You’re in a bad mood, and someone tells you that you woke up that morning and chose to be that way. All you have to do is choose to be happy and voila! You’re happy. Which is kind of like saying all you have to do is choose to be a ballerina-astronaut who lives in the White House, and just by thinking it, it will happen.
But I’ve learned in two years of therapy and studying Focusing that positive self-talk can’t change what your body knows. Deep down inside you there’s a “Felt Sense” that understands why you’re in a bad mood. It’s behind your feelings and thoughts. Quashing it or ignoring it won’t make it go away.
In fact, if you let your head override what’s deep in your body, your body may rebel with a migraine, back pain or an ulcer, for instance.
Instead of sticking smiley faces on what needs your attention, you need to
learn to “sit with it,” ask it what it needs and validate that it’s there. Don’t talk yourself out of it — but don’t wallow in it either — and you could, dare I say, get happy.
Definitely. I think there is tremendous pressure on cancer patients to be “brave,” more than with any other illness.
But we do that to cancer patients, too,Christina.
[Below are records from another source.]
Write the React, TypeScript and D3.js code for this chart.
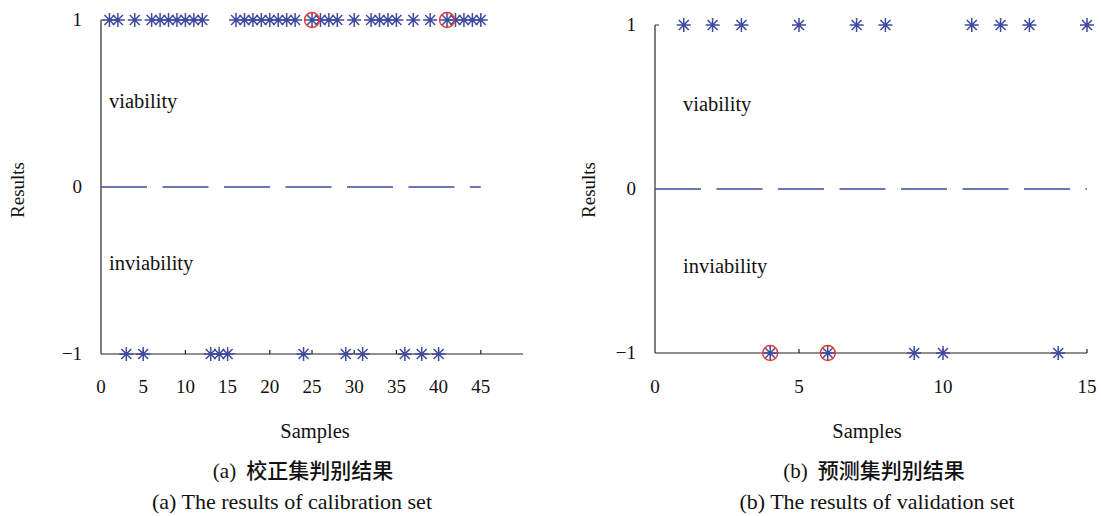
import React from 'react';
import * as d3 from 'd3';

// discrimination result of each sample (1 = viability, -1 = inviability)
const calibResults = [
  1, 1, -1, 1, -1, 1, 1, 1, 1, 1, 1, 1, -1, -1, -1,
  1, 1, 1, 1, 1, 1, 1, 1, -1, 1, 1, 1, 1, -1, 1,
  -1, 1, 1, 1, 1, -1, 1, -1, 1, -1, 1, 1, 1, 1, 1,
];
const calibMisjudged = [25, 41];

const validResults = [1, 1, 1, -1, 1, -1, 1, 1, -1, -1, 1, 1, 1, -1, 1];
const validMisjudged = [4, 6];

const yTicks = [-1, 0, 1];
const calibXTicks = [0, 5, 10, 15, 20, 25, 30, 35, 40, 45];
const validXTicks = [0, 5, 10, 15];

const SERIF = '"Liberation Serif", "Times New Roman", serif';
const CJK = '"Noto Sans CJK SC", sans-serif';
const BLUE = '#3f4b9c';
const RED = '#e5392e';
const STAR = 'M-7,0H7M0,-7V7M-5,-5L5,5M-5,5L5,-5';

type PanelProps = {
  results: number[];
  misjudged: number[];
  xDomain: [number, number];
  xRange: [number, number];
  yRange: [number, number];
  xTicks: number[];
  tag: string;
  cn: string;
  en: string;
  capX: [number, number, number];
  labelX: number;
  noteX: number;
  textDy: number;
};

function Panel({ results, misjudged, xDomain, xRange, yRange, xTicks, tag, cn, en, capX, labelX, noteX, textDy }: PanelProps) {
  const x = d3.scaleLinear().domain(xDomain).range(xRange);
  const y = d3.scaleLinear().domain([-1, 1]).range(yRange);
  const n = results.length;
  const x0 = x(0);
  const yB = y(-1);

  return (
    <g>
      {/* threshold line */}
      <line x1={x(0)} x2={x(n)} y1={y(0)} y2={y(0)} stroke={BLUE} strokeWidth={1.3} strokeDasharray="46 15.5" />

      {/* axes */}
      <line x1={x0} x2={x0} y1={y(1)} y2={yB} stroke="#555" strokeWidth={1.5} />
      <line x1={x0} x2={x0 + 4} y1={y(1)} y2={y(1)} stroke="#555" strokeWidth={1.2} />
      <line x1={x0} x2={x(xDomain[1])} y1={yB} y2={yB} stroke="#222" strokeWidth={1.2} />
      {xTicks.filter(t => t > 0).map(t => (
        <line key={t} x1={x(t)} x2={x(t)} y1={yB} y2={yB - 4} stroke="#222" strokeWidth={1.2} />
      ))}
      {xTicks.map(t => (
        <text key={t} x={x(t)} y={393} textAnchor="middle" fontFamily={SERIF} fontSize={19} fill="#111">{t}</text>
      ))}
      {yTicks.map(t => (
        <text key={t} x={x0 - 19} y={y(t) + 6} textAnchor="end" fontFamily={SERIF} fontSize={19} fill="#111">
          {t < 0 ? `\u2212${-t}` : t}
        </text>
      ))}

      <text x={noteX} y={108 + textDy} fontFamily={SERIF} fontSize={20.5} fill="#111">viability</text>
      <text x={noteX} y={270 + textDy} fontFamily={SERIF} fontSize={20.5} fill="#111">inviability</text>

      {/* samples */}
      {results.map((r, i) => (
        <path key={i} d={STAR} transform={`translate(${x(i + 1)},${y(r)})`} stroke={BLUE} strokeWidth={1.5} fill="none" />
      ))}
      {misjudged.map(s => (
        <circle key={s} cx={x(s)} cy={y(results[s - 1])} r={7.5} fill="none" stroke={RED} strokeWidth={1.4} />
      ))}

      <text transform={`translate(${labelX},190) rotate(-90)`} textAnchor="middle" fontFamily={SERIF} fontSize={19} fill="#111">Results</text>
      <text x={capX[0]} y={438} textAnchor="middle" fontFamily={SERIF} fontSize={20.5} fill="#111">Samples</text>
      <text x={capX[1]} y={478} textAnchor="middle" fontSize={21} fill="#111">
        <tspan fontFamily={SERIF}>{tag}</tspan>
        <tspan fontFamily={CJK} fontWeight={500} dx={10}>{cn}</tspan>
      </text>
      <text x={capX[2]} y={509} textAnchor="middle" fontFamily={SERIF} fontSize={22} fill="#111">{en}</text>
    </g>
  );
}

export default function App() {
  return (
    <svg width={1101} height={516} style={{ position: 'absolute', left: 0, top: 0, background: '#fff' }}>
      <rect width={1101} height={516} fill="#fff" />
      <Panel
        results={calibResults}
        misjudged={calibMisjudged}
        xDomain={[0, 50]}
        xRange={[101, 523]}
        yRange={[354, 20]}
        xTicks={calibXTicks}
        tag="(a)"
        cn="校正集判别结果"
        en="(a) The results of calibration set"
        capX={[315, 303, 292]}
        labelX={24}
        noteX={109}
        textDy={0}
      />
      <Panel
        results={validResults}
        misjudged={validMisjudged}
        xDomain={[0, 15]}
        xRange={[655, 1087]}
        yRange={[353, 25]}
        xTicks={validXTicks}
        tag="(b)"
        cn="预测集判别结果"
        en="(b) The results of validation set"
        capX={[867, 874, 877]}
        labelX={595}
        noteX={683}
        textDy={3}
      />
    </svg>
  );
}
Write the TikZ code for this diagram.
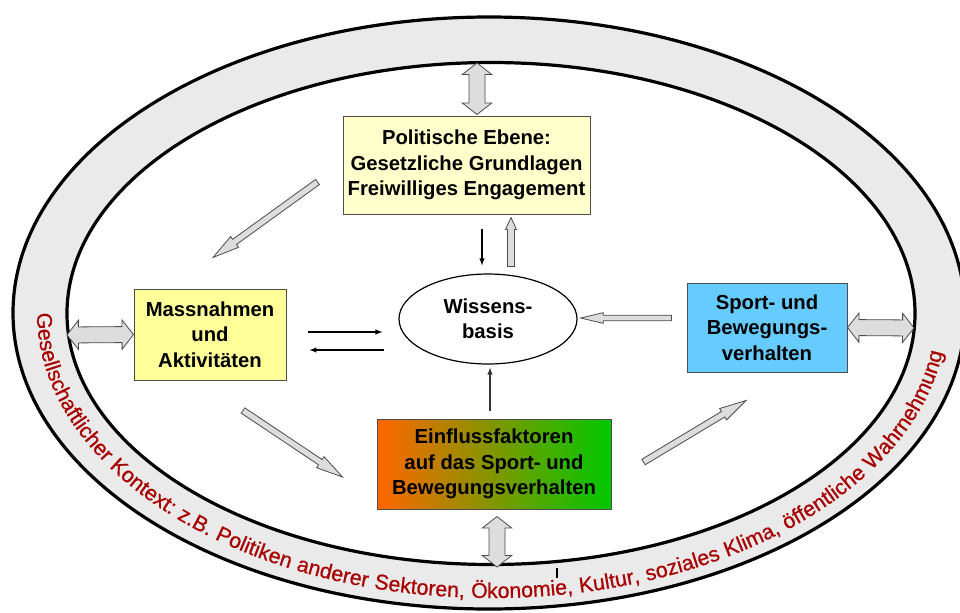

It’s what Jimmie Holland of Sloan-Kettering calls “The Tyranny of Positive Thinking,” which puts the pressure of putting up a fight and thinking positive during cancer.
It’s true that your mental state affects your health, but stuffing your true feelings does, too. Over at ParentingWithCancer.com, I tell cancer patients that they are entitled to feel fear and sadness. In fact, those feelings are normal. Learn to validate them but don’t get so close that you fall in.
Yes, it does piss me off! I agree with Alisa. As someone who struggles with true depression, there is nothing worse than reading all the platitudes about happiness being an “inside job.” All that does is add to the burden/shame and stigma surrounding depression. No one would say to someone with cancer: “Choose to be free of life-threatening tumors!” or to someone with diabetes: “Choose to make enough insulin!”
There is some research to show that acting happy (generally by smiling) will lift your mood. That said, I think the people who say that you can “make yourself happy” haven’t truly been depressed. Some of depression really is chemical–it can come on because of the weather, because of passing neurological weirdness, from lack of sleep, whatever. Just telling yourself “be happy” when your brain is saying “I suffer,” just doesn’t cut it. When I’m deep in it, all the reframing in the world doesn’t do squat. Just have to normalize it and wait it out.